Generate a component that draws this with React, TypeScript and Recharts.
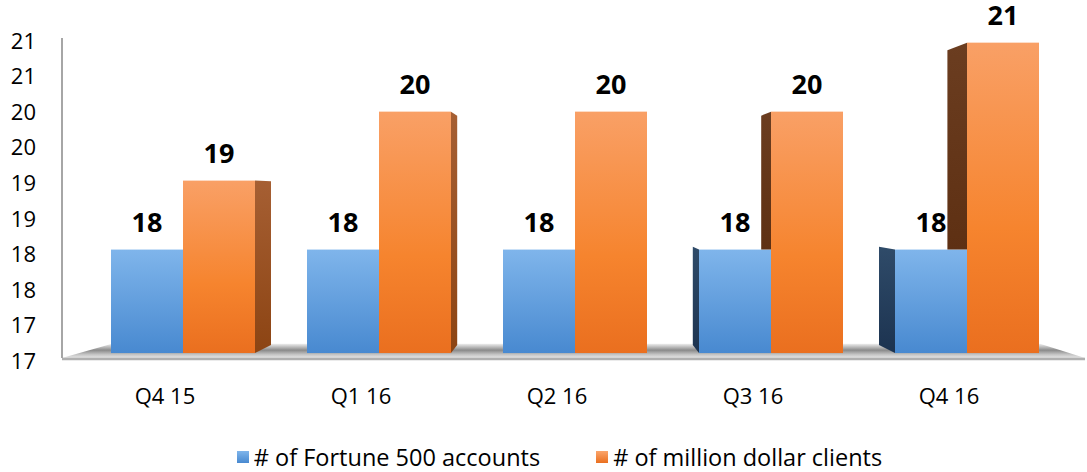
import { BarChart, Bar, XAxis, YAxis, Legend, ReferenceArea, LabelList } from "recharts";

const quarters = ["Q4 15", "Q1 16", "Q2 16", "Q3 16", "Q4 16"];
const fortune500 = [18, 18, 18, 18, 18];
const millionClients = [19, 20, 20, 20, 21];
const yTicks = [16.5, 17, 17.5, 18, 18.5, 19, 19.5, 20, 20.5, 21];

const data = quarters.map((q, i) => ({
  quarter: q,
  fortune: fortune500[i],
  million: millionClients[i],
}));

const FONT = "'Open Sans', sans-serif";
const W = 1087;
const H = 472;
const MARGIN = { top: 38, right: 2, left: 12, bottom: 1 };
const Y_AXIS_W = 50;
const PAD_L = 23;
const PAD_R = 20;
const Y_MIN = 16.5;

// fake perspective: bars sit a little behind the axis plane
const VP_X = (MARGIN.left + Y_AXIS_W + PAD_L + W - MARGIN.right - PAD_R) / 2;
const VP_Y = 193;
const DEPTH = 0.97;
const SIDE = 0.05;

const toDepth = (y: number) => VP_Y + (y - VP_Y) * DEPTH;
const backX = (x: number) => x + (VP_X - x) * SIDE;
const backY = (y: number) => y + (VP_Y - y) * SIDE;

const pts = (p: number[][]) => p.map((a) => a.join(",")).join(" ");

function makeBar(key: "fortune" | "million") {
  return (props: any) => {
    const { x, y, width, height, payload } = props;
    const top = toDepth(y);
    const bottom = toDepth(y + height);
    const xl = x;
    const xr = x + width;
    const faces: any[] = [];

    if (key === "million" && xr < VP_X) {
      faces.push(
        <polygon
          key="r"
          points={pts([[xr, top], [backX(xr), backY(top)], [backX(xr), backY(bottom)], [xr, bottom]])}
          fill="url(#sideMillionR)"
        />
      );
    }
    if (xl > VP_X) {
      let low = bottom;
      if (key === "million") {
        // the blue bar in front hides the lower part
        const unit = height / (payload.million - Y_MIN);
        low = toDepth(y + height - (payload.fortune - Y_MIN) * unit);
      }
      faces.push(
        <polygon
          key="l"
          points={pts([[xl, top], [backX(xl), backY(top)], [backX(xl), key === "million" ? low : backY(low)], [xl, low]])}
          fill={key === "million" ? "url(#sideMillionL)" : "url(#sideFortuneL)"}
        />
      );
    }

    return (
      <g>
        {faces}
        <rect
          x={xl}
          y={top}
          width={width}
          height={bottom - top}
          fill={key === "million" ? "url(#frontMillion)" : "url(#frontFortune)"}
        />
      </g>
    );
  };
}

const renderLabel = (props: any) => {
  const { x, y, width, value } = props;
  return (
    <text
      x={x + width / 2}
      y={toDepth(y) - 18}
      textAnchor="middle"
      fontFamily={FONT}
      fontSize={27}
      fontWeight="bold"
      fill="#000"
    >
      {value}
    </text>
  );
};

const Floor = (props: any) => {
  const { y, height } = props;
  const left = MARGIN.left + Y_AXIS_W;
  const right = W - MARGIN.right;
  const fy = y + height;
  return (
    <g>
      <polygon
        points={pts([[left, fy], [right, fy], [right - 45, y], [left + 50, y]])}
        fill="url(#floorGrad)"
      />
      <line x1={left} y1={fy + 1} x2={right} y2={fy + 1} stroke="#b0b0b0" strokeWidth={2.5} />
    </g>
  );
};

const legendItems = [
  { label: "# of Fortune 500 accounts", color: "linear-gradient(#7fb5eb, #4889d0)" },
  { label: "# of million dollar clients", color: "linear-gradient(#fba56c, #ea6f1f)" },
];

const renderLegend = () => (
  <div
    style={{
      display: "flex",
      justifyContent: "center",
      gap: 56,
      paddingLeft: 22,
      fontFamily: FONT,
      fontSize: 23.5,
      color: "#000",
    }}
  >
    {legendItems.map((it) => (
      <div key={it.label} style={{ display: "flex", alignItems: "center" }}>
        <span style={{ width: 12, height: 12, background: it.color, marginRight: 5, display: "inline-block" }} />
        {it.label}
      </div>
    ))}
  </div>
);

export default function App() {
  return (
    <div style={{ position: "relative", width: W, height: H }}>
      <style>{"body{margin:0}"}</style>
      <svg style={{ position: "absolute", width: 0, height: 0 }}>
        <defs>
          <linearGradient id="frontFortune" x1="0" y1="0" x2="0" y2="1">
            <stop offset="0%" stopColor="#7fb5eb" />
            <stop offset="100%" stopColor="#4889d0" />
          </linearGradient>
          <linearGradient id="frontMillion" x1="0" y1="0" x2="0" y2="1">
            <stop offset="0%" stopColor="#f9a066" />
            <stop offset="60%" stopColor="#f6842e" />
            <stop offset="100%" stopColor="#ea6f1f" />
          </linearGradient>
          <linearGradient id="sideMillionR" x1="0" y1="0" x2="0" y2="1">
            <stop offset="0%" stopColor="#a65f33" />
            <stop offset="100%" stopColor="#8c4413" />
          </linearGradient>
          <linearGradient id="sideMillionL" x1="0" y1="0" x2="0" y2="1">
            <stop offset="0%" stopColor="#6b3d20" />
            <stop offset="100%" stopColor="#5e3013" />
          </linearGradient>
          <linearGradient id="sideFortuneL" x1="0" y1="0" x2="0" y2="1">
            <stop offset="0%" stopColor="#2f4b69" />
            <stop offset="100%" stopColor="#1c3350" />
          </linearGradient>
          <linearGradient id="floorGrad" x1="0" y1="0" x2="0" y2="1">
            <stop offset="0%" stopColor="#eeeeee" />
            <stop offset="45%" stopColor="#8a8a8a" />
            <stop offset="75%" stopColor="#c4c4c4" />
            <stop offset="100%" stopColor="#e6e6e6" />
          </linearGradient>
        </defs>
      </svg>
      <BarChart width={W} height={H} data={data} margin={MARGIN} barGap={0} barSize={72}>
        <XAxis
          dataKey="quarter"
          padding={{ left: PAD_L, right: PAD_R }}
          axisLine={false}
          tickLine={false}
          tickSize={0}
          tickMargin={30}
          height={83}
          tick={{ fontFamily: FONT, fontSize: 22, fill: "#000", dx: -18 }}
        />
        <YAxis
          type="number"
          domain={[16.5, 21]}
          ticks={yTicks}
          tickFormatter={(v: number) => String(Math.round(v))}
          width={Y_AXIS_W}
          axisLine={{ stroke: "#a6a6a6", strokeWidth: 2 }}
          tickLine={false}
          tickSize={0}
          tickMargin={26}
          tick={{ fontFamily: FONT, fontSize: 22, fill: "#000", dy: 3 }}
        />
        <ReferenceArea y1={16.5} y2={16.7} shape={Floor} />
        <Legend verticalAlign="bottom" height={30} content={renderLegend} />
        <Bar dataKey="fortune" name="# of Fortune 500 accounts" fill="#5b9bd5" shape={makeBar("fortune")} isAnimationActive={false}>
          <LabelList dataKey="fortune" content={renderLabel} />
        </Bar>
        <Bar dataKey="million" name="# of million dollar clients" fill="#ed7d31" shape={makeBar("million")} isAnimationActive={false}>
          <LabelList dataKey="million" content={renderLabel} />
        </Bar>
      </BarChart>
    </div>
  );
}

□ □ □ □

▶ [Task] Are you able to set down all the lines above exactly, without any pictures?

▶ [Right answer]
Generate a component that draws this with React, TypeScript and Recharts.
import { BarChart, Bar, XAxis, YAxis, Legend, ReferenceArea, LabelList } from "recharts";

const quarters = ["Q4 15", "Q1 16", "Q2 16", "Q3 16", "Q4 16"];
const fortune500 = [18, 18, 18, 18, 18];
const millionClients = [19, 20, 20, 20, 21];
const yTicks = [16.5, 17, 17.5, 18, 18.5, 19, 19.5, 20, 20.5, 21];

const data = quarters.map((q, i) => ({
  quarter: q,
  fortune: fortune500[i],
  million: millionClients[i],
}));

const FONT = "'Open Sans', sans-serif";
const W = 1087;
const H = 472;
const MARGIN = { top: 38, right: 2, left: 12, bottom: 1 };
const Y_AXIS_W = 50;
const PAD_L = 23;
const PAD_R = 20;
const Y_MIN = 16.5;

// fake perspective: bars sit a little behind the axis plane
const VP_X = (MARGIN.left + Y_AXIS_W + PAD_L + W - MARGIN.right - PAD_R) / 2;
const VP_Y = 193;
const DEPTH = 0.97;
const SIDE = 0.05;

const toDepth = (y: number) => VP_Y + (y - VP_Y) * DEPTH;
const backX = (x: number) => x + (VP_X - x) * SIDE;
const backY = (y: number) => y + (VP_Y - y) * SIDE;

const pts = (p: number[][]) => p.map((a) => a.join(",")).join(" ");

function makeBar(key: "fortune" | "million") {
  return (props: any) => {
    const { x, y, width, height, payload } = props;
    const top = toDepth(y);
    const bottom = toDepth(y + height);
    const xl = x;
    const xr = x + width;
    const faces: any[] = [];

    if (key === "million" && xr < VP_X) {
      faces.push(
        <polygon
          key="r"
          points={pts([[xr, top], [backX(xr), backY(top)], [backX(xr), backY(bottom)], [xr, bottom]])}
          fill="url(#sideMillionR)"
        />
      );
    }
    if (xl > VP_X) {
      let low = bottom;
      if (key === "million") {
        // the blue bar in front hides the lower part
        const unit = height / (payload.million - Y_MIN);
        low = toDepth(y + height - (payload.fortune - Y_MIN) * unit);
      }
      faces.push(
        <polygon
          key="l"
          points={pts([[xl, top], [backX(xl), backY(top)], [backX(xl), key === "million" ? low : backY(low)], [xl, low]])}
          fill={key === "million" ? "url(#sideMillionL)" : "url(#sideFortuneL)"}
        />
      );
    }

    return (
      <g>
        {faces}
        <rect
          x={xl}
          y={top}
          width={width}
          height={bottom - top}
          fill={key === "million" ? "url(#frontMillion)" : "url(#frontFortune)"}
        />
      </g>
    );
  };
}

const renderLabel = (props: any) => {
  const { x, y, width, value } = props;
  return (
    <text
      x={x + width / 2}
      y={toDepth(y) - 18}
      textAnchor="middle"
      fontFamily={FONT}
      fontSize={27}
      fontWeight="bold"
      fill="#000"
    >
      {value}
    </text>
  );
};

const Floor = (props: any) => {
  const { y, height } = props;
  const left = MARGIN.left + Y_AXIS_W;
  const right = W - MARGIN.right;
  const fy = y + height;
  return (
    <g>
      <polygon
        points={pts([[left, fy], [right, fy], [right - 45, y], [left + 50, y]])}
        fill="url(#floorGrad)"
      />
      <line x1={left} y1={fy + 1} x2={right} y2={fy + 1} stroke="#b0b0b0" strokeWidth={2.5} />
    </g>
  );
};

const legendItems = [
  { label: "# of Fortune 500 accounts", color: "linear-gradient(#7fb5eb, #4889d0)" },
  { label: "# of million dollar clients", color: "linear-gradient(#fba56c, #ea6f1f)" },
];

const renderLegend = () => (
  <div
    style={{
      display: "flex",
      justifyContent: "center",
      gap: 56,
      paddingLeft: 22,
      fontFamily: FONT,
      fontSize: 23.5,
      color: "#000",
    }}
  >
    {legendItems.map((it) => (
      <div key={it.label} style={{ display: "flex", alignItems: "center" }}>
        <span style={{ width: 12, height: 12, background: it.color, marginRight: 5, display: "inline-block" }} />
        {it.label}
      </div>
    ))}
  </div>
);

export default function App() {
  return (
    <div style={{ position: "relative", width: W, height: H }}>
      <style>{"body{margin:0}"}</style>
      <svg style={{ position: "absolute", width: 0, height: 0 }}>
        <defs>
          <linearGradient id="frontFortune" x1="0" y1="0" x2="0" y2="1">
            <stop offset="0%" stopColor="#7fb5eb" />
            <stop offset="100%" stopColor="#4889d0" />
          </linearGradient>
          <linearGradient id="frontMillion" x1="0" y1="0" x2="0" y2="1">
            <stop offset="0%" stopColor="#f9a066" />
            <stop offset="60%" stopColor="#f6842e" />
            <stop offset="100%" stopColor="#ea6f1f" />
          </linearGradient>
          <linearGradient id="sideMillionR" x1="0" y1="0" x2="0" y2="1">
            <stop offset="0%" stopColor="#a65f33" />
            <stop offset="100%" stopColor="#8c4413" />
          </linearGradient>
          <linearGradient id="sideMillionL" x1="0" y1="0" x2="0" y2="1">
            <stop offset="0%" stopColor="#6b3d20" />
            <stop offset="100%" stopColor="#5e3013" />
          </linearGradient>
          <linearGradient id="sideFortuneL" x1="0" y1="0" x2="0" y2="1">
            <stop offset="0%" stopColor="#2f4b69" />
            <stop offset="100%" stopColor="#1c3350" />
          </linearGradient>
          <linearGradient id="floorGrad" x1="0" y1="0" x2="0" y2="1">
            <stop offset="0%" stopColor="#eeeeee" />
            <stop offset="45%" stopColor="#8a8a8a" />
            <stop offset="75%" stopColor="#c4c4c4" />
            <stop offset="100%" stopColor="#e6e6e6" />
          </linearGradient>
        </defs>
      </svg>
      <BarChart width={W} height={H} data={data} margin={MARGIN} barGap={0} barSize={72}>
        <XAxis
          dataKey="quarter"
          padding={{ left: PAD_L, right: PAD_R }}
          axisLine={false}
          tickLine={false}
          tickSize={0}
          tickMargin={30}
          height={83}
          tick={{ fontFamily: FONT, fontSize: 22, fill: "#000", dx: -18 }}
        />
        <YAxis
          type="number"
          domain={[16.5, 21]}
          ticks={yTicks}
          tickFormatter={(v: number) => String(Math.round(v))}
          width={Y_AXIS_W}
          axisLine={{ stroke: "#a6a6a6", strokeWidth: 2 }}
          tickLine={false}
          tickSize={0}
          tickMargin={26}
          tick={{ fontFamily: FONT, fontSize: 22, fill: "#000", dy: 3 }}
        />
        <ReferenceArea y1={16.5} y2={16.7} shape={Floor} />
        <Legend verticalAlign="bottom" height={30} content={renderLegend} />
        <Bar dataKey="fortune" name="# of Fortune 500 accounts" fill="#5b9bd5" shape={makeBar("fortune")} isAnimationActive={false}>
          <LabelList dataKey="fortune" content={renderLabel} />
        </Bar>
        <Bar dataKey="million" name="# of million dollar clients" fill="#ed7d31" shape={makeBar("million")} isAnimationActive={false}>
          <LabelList dataKey="million" content={renderLabel} />
        </Bar>
      </BarChart>
    </div>
  );
}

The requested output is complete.